Getting involved with horse racing on any level is anything but a formality. The spiraling costs that are involved and somewhat ‘closed shop’ nature of the sport , often means that many with a passion for racing are always outside looking in, rather than actively involved. Add being a woman to that already tough road, and some would argue that it becomes even more difficult to make it. Racing isn’t quite as much as an old boys club as it used to be, but it’d be naive to imagine that element doesn’t still exist in the minds of some. Still, whether jockeys, trainers or owners, the glass ceiling is starting to shatter and we have the likes of trainer Venetia Williams to thank for that.

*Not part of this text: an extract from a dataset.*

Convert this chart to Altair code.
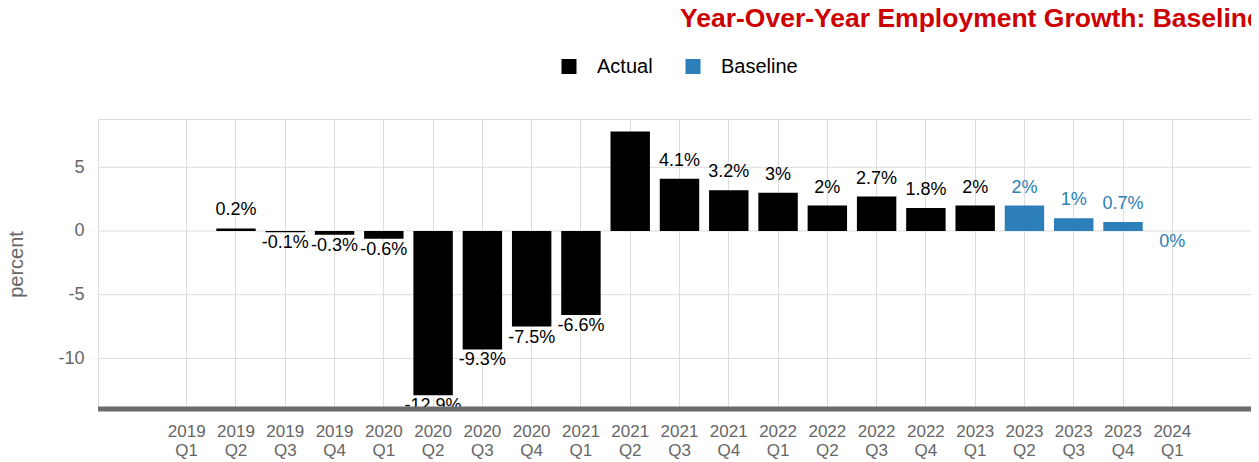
import altair as alt
import pandas as pd

# ---- data ----
quarters = [
    "2019 Q1", "2019 Q2", "2019 Q3", "2019 Q4",
    "2020 Q1", "2020 Q2", "2020 Q3", "2020 Q4",
    "2021 Q1", "2021 Q2", "2021 Q3", "2021 Q4",
    "2022 Q1", "2022 Q2", "2022 Q3", "2022 Q4",
    "2023 Q1", "2023 Q2", "2023 Q3", "2023 Q4",
    "2024 Q1",
]
growth = [
    None, 0.2, -0.1, -0.3,
    -0.6, -12.9, -9.3, -7.5,
    -6.6, 7.8, 4.1, 3.2,
    3.0, 2.0, 2.7, 1.8,
    2.0, 2.0, 1.0, 0.7,
    0.0,
]
series = ["Actual"] * 17 + ["Baseline"] * 4
series_names = ["Actual", "Baseline"]
series_colors = ["#000000", "#2C7FB8"]
y_ticks = [-10, -5, 0, 5]
y_domain = [-13.97, 8.79]

labels = [None if v is None else f"{v:g}%" for v in growth]
df = pd.DataFrame({"quarter": quarters, "value": growth, "series": series, "label": labels})

FONT = "Liberation Sans"
GRID = "#dcdcdc"
AXIS_TEXT = "#666666"

x_enc = alt.X(
    "quarter:N",
    sort=quarters,
    scale=alt.Scale(domain=quarters, paddingInner=0.2, paddingOuter=0, range=[69, 1094]),
    axis=alt.Axis(
        title=None,
        labelExpr="split(datum.label, ' ')",
        labelAngle=0,
        labelFontSize=17,
        labelColor=AXIS_TEXT,
        labelLineHeight=19,
        labelPadding=14,
        labelBaseline="top",
        ticks=False,
        tickSize=0,
        domain=False,
        grid=True,
        gridColor=GRID,
        gridWidth=1,
        bandPosition=0.5,
    ),
)
y_scale = alt.Scale(domain=y_domain, nice=False, zero=False)
y_enc = alt.Y(
    "value:Q",
    scale=y_scale,
    axis=alt.Axis(
        title="percent",
        values=y_ticks,
        labelExpr="'' + datum.value",
        labelFontSize=18,
        labelColor=AXIS_TEXT,
        labelPadding=14,
        ticks=False,
        tickSize=0,
        domain=False,
        grid=False,
        titleFontSize=20,
        titleFontWeight="normal",
        titleColor=AXIS_TEXT,
        titleAngle=270,
        titleAlign="center",
        titleBaseline="alphabetic",
        titleX=-76,
        titleY=145,
    ),
)
color_scale = alt.Scale(domain=series_names, range=series_colors)

# horizontal grid lines at the y tick values, spanning the whole plot width
hgrid = alt.Chart(alt.Data(values=[{"t": t} for t in y_ticks])).mark_rule(
    color=GRID, strokeWidth=1
).encode(y=alt.Y("t:Q", scale=y_scale))

bars = alt.Chart(df).mark_bar().encode(
    x=x_enc,
    y=y_enc,
    color=alt.Color(
        "series:N",
        scale=color_scale,
        legend=alt.Legend(
            title=None,
            orient="none",
            legendX=461,
            legendY=-62.5,
            direction="horizontal",
            symbolType="square",
            symbolSize=225,
            symbolStrokeWidth=0,
            symbolOpacity=1,
            labelFontSize=20,
            labelColor="#000000",
            labelFont=FONT,
            labelOffset=18,
            columnPadding=30,
            labelLimit=300,
        ),
    ),
)

pos_labels = alt.Chart(df).transform_filter("datum.value > 0").mark_text(
    dy=-13, baseline="alphabetic", fontSize=18, font=FONT, clip=True
).encode(
    x=alt.X("quarter:N", sort=quarters),
    y="value:Q",
    text="label:N",
    color=alt.Color("series:N", scale=color_scale, legend=None),
)

neg_labels = alt.Chart(df).transform_filter("datum.value != null && datum.value <= 0").mark_text(
    dy=16, baseline="alphabetic", fontSize=18, font=FONT, clip=True
).encode(
    x=alt.X("quarter:N", sort=quarters),
    y="value:Q",
    text="label:N",
    color=alt.Color("series:N", scale=color_scale, legend=None),
)

bottom_line = alt.Chart(alt.Data(values=[{"v": y_domain[0]}])).mark_rule(
    color="#6b6b6b", strokeWidth=5
).encode(y="v:Q")

chart = alt.layer(hgrid, bars, pos_labels, neg_labels, bottom_line).properties(
    width=1153,
    height=290,
    autosize=alt.AutoSizeParams(type="none"),
    padding={"left": 90, "top": 111, "right": 0, "bottom": 56},
    title=alt.Title(
        "Year-Over-Year Employment Growth: Baseline",
        anchor="start",
        frame="group",
        dx=582,
        dy=0.5,
        fontSize=26.5,
        fontWeight="bold",
        color="#cc0000",
        font=FONT,
        baseline="alphabetic",
    ),
).configure_view(stroke=None).configure(font=FONT)

chart.save("out.html", embed_options={"renderer": "svg", "actions": False})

Venetia Williams has the distinction of being only the second woman – after Jenny Pitman in 1983, and again in 1995 – to train the winner of the Grand National. In 2009, her nine-year-old, Mon Mome, ridden by Liam Treadwell, was driven clear to beat the 2008 winner, Comply Or Die, by 12 lengths. In so doing, he became the first 100/1 winner of the Grand National since Foinavon in the infamous renewal of 1967, when a mêlée at the smallest fence on the National Course gifted the winner an unassailable lead. So while many of us are scouring through tips for 2020 Grand National Festival, Williams has walked the walk, and in spectacular fashion.

Prior to winning in 2009, Mon Mome had finished tenth of 15 finishers, beaten 58 lengths, behind Comply Or Die in the National the previous year but, nevertheless, fared best of the 13 runners that Williams had saddled in the race in her 14-year training career up to that point. However, when asked about her chances of winning in 2009, she said, “They [Mon Mome and stable companion Stan] should both manage on the ground and the fact that I’ve got two to line up at the start is exciting enough, so anything is possible.” Ironically, Stan fell at the fence now called “Foinavon” on the first circuit, but anything was, indeed, possible.

Venetia Williams’ association with the Grand National started over two decades earlier in 1988 when, as an up-and-coming amateur rider, she had her one and only ride in the iconic steeplechase aboard 200/1 outsider Marcolo. In the days before the landing zone at Becher’s Brook was levelled, Marcolo fell at the formidable obstacle, knocking Williams unconscious in the process.

The eventual winner, Rhyme ‘N’ Reason, also blundered at the same fence, slithering down on his haunches before making a dramatic recovery. As Williams later recalled, the Racing Post ran a series of photographs showing his recovery which, quite by accident, also showed her coming a cropper in the background.

Williams is a rare breed, and no doubt she appreciates that other women, such as the aforementioned Jenny Pitman (winning with Corbiere in the 1983 Grand National, and Royal Athlete in 1995) paved the way for her success. They both dared to do what hadn’t been done, to train a Grand National winner, despite the challenges and naysayers that paved the way to that lofty goal.